E' lo scontro fra due scuole di pensiero, fra chi crede che la solidarietà sia un valore ineluttabile dell'Europa e chi ritiene che la cooperazione sia qualcosa da esercitare soltanto quando ce n'è bisogno e se si può. "Ho solamente detto che, se l'Europa è un luogo in cui non parliamo che di bilanci, allora non è l'Europa a cui abbiamo pensato quando abbiamo creato la Comunità nel 1957 a Roma", ha ricordato Renzi ieri notte ad alcuni giornalisti francesi e belgi, che gli chiedevano di spiegare il suo "j'accuse" lanciato contro la Lituania.


Molto dura anche la posizione di Juncker, che, secondo quanto è trapelato, si è scontrato frontalmente con Tusk durante la cena dei leader, rispondendogli a muso duro — "je m'en fous", "me ne frego" — quando il presidente del Consiglio europeo gli ha chiesto di cambiare la proposta sulla ricollocazione dei migranti, rendendola non vincolante.
Durante la conferenza stampa conclusiva, dopo le tre di notte, accanto a Tusk, Juncker, scuro in volto, ha scoccato una delle frecciate per cui è famoso: "Vista la portata del fonomeno migratorio, dare una prospettiva di vita a 60.000 persone — i 40.000 rifugiati della "relocation", più i 20.000 del "reinsediamento" volontario nell'Ue dai campi profughi dei paesi terzi — è uno sforzo modesto. Eppure è così difficile da decidere. Questo dimostra — ha concluso Juncker — che l'Europa non è all'altezza dei principi che declama in continuazione".
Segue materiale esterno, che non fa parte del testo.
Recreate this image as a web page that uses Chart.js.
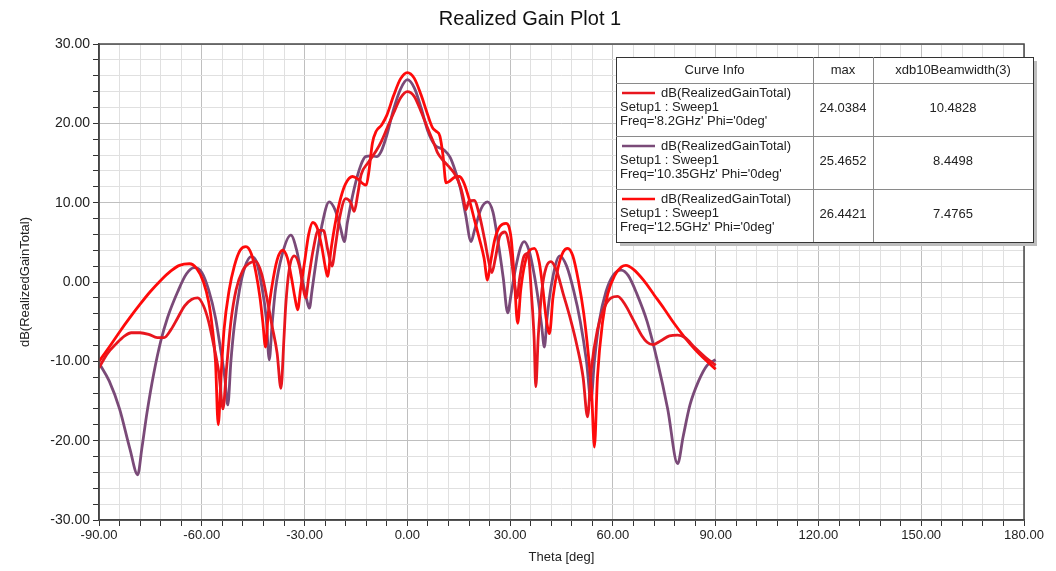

In tale occasione, Spunik Italia ha contattato Giuseppe Civati, che con Matteo Renzi nel 2010 aveva promosso la Leopolda e da poco ha lasciato il PD per le profonde divergenze con la linea politica assunta dal governo, per analizzare la situazione dell'Europa oggi.
"Mi pare che l'Europa in quanto progetto politico, tra Ventimiglia e Atene, in queste ore stia soffrendo moltissimo. Ieri si è arrivati a una dichiarazione di Renzi molto dura, prima di trovare una mediazione, che rappresenta un piccolo passo avanti rispetto ai giorni precedenti, quando sembrava prevalere un'irresponsabilità generalizzata". Tuttavia, aggiunge Civati, "la risposta di Renzi mi sembra eccessiva perché significa che ognuno guarda a stesso".
Nel dare un giudizio sull'attuale Europa, l'ex leader della minoranza PD pensa che "se l'Europa non tenta in tempi stretti un passaggio verso un'entità politica giuridicamente riconosciuta dai cittadini, il suo progetto è a rischio fallimento. Quest'ultimo infatti non si sviluppa esclusivamente con il metro della finanza ma attraverso una politica comune e un senso di appartenenza secondo il quale non dovrebbero esserci né le battute lituane né la brutta replica di Renzi".
Riferendosi ai Paesi Baltici, Civati non crede ci sia una vera e propria spaccatura in Europa perchè "non si deve guardare alla data di entrata ma sino a dove si vuole andare avanti affinchè non ci sia una data di uscita, di un via libera a tutti".
Secondo Civati, l'espressione usata da Renzi verso la Lituania è un richiamo molto forte perchè "quando un premier non particolarmente tonico con la Merkel, come è stato Renzi quest'anno, perde la pazienza, questo non è altro che un campanello d'allarme per l'esistenza dell'Europa stessa". Infatti, sostiene ancora Civati, "Renzi, nonostante i toni molto enfatici, è sempre stato molto in linea con i dettami dell'Europa ed è sempre stato molto preoccupato di corrispondere alle esigenze della Germania. Se oggi arriva a dire una cosa del genere vuol dire che qualcosa in Europa, se già non si è rotto, si sta rompendo".
E infatti, nel continuare a descrivere la sua visione dell'Europa, Civati si dice angosciato "di questo negoziato tra la Ue, la Troika e la Grecia, in cui il Fondo Monetario Internazionale impone un rigore che ha nessun senso perché banalmente non potrà mai essere corrisposto.
Se l'obiettivo, conclude Civati, è quello di mantenere la Grecia in Europa, di fare un percorso per cui l'economia greca e i rapporti finanziari che ha con gli altri paesi dell'Europa si rimettano a posto, questa è certamente la strada sbagliata".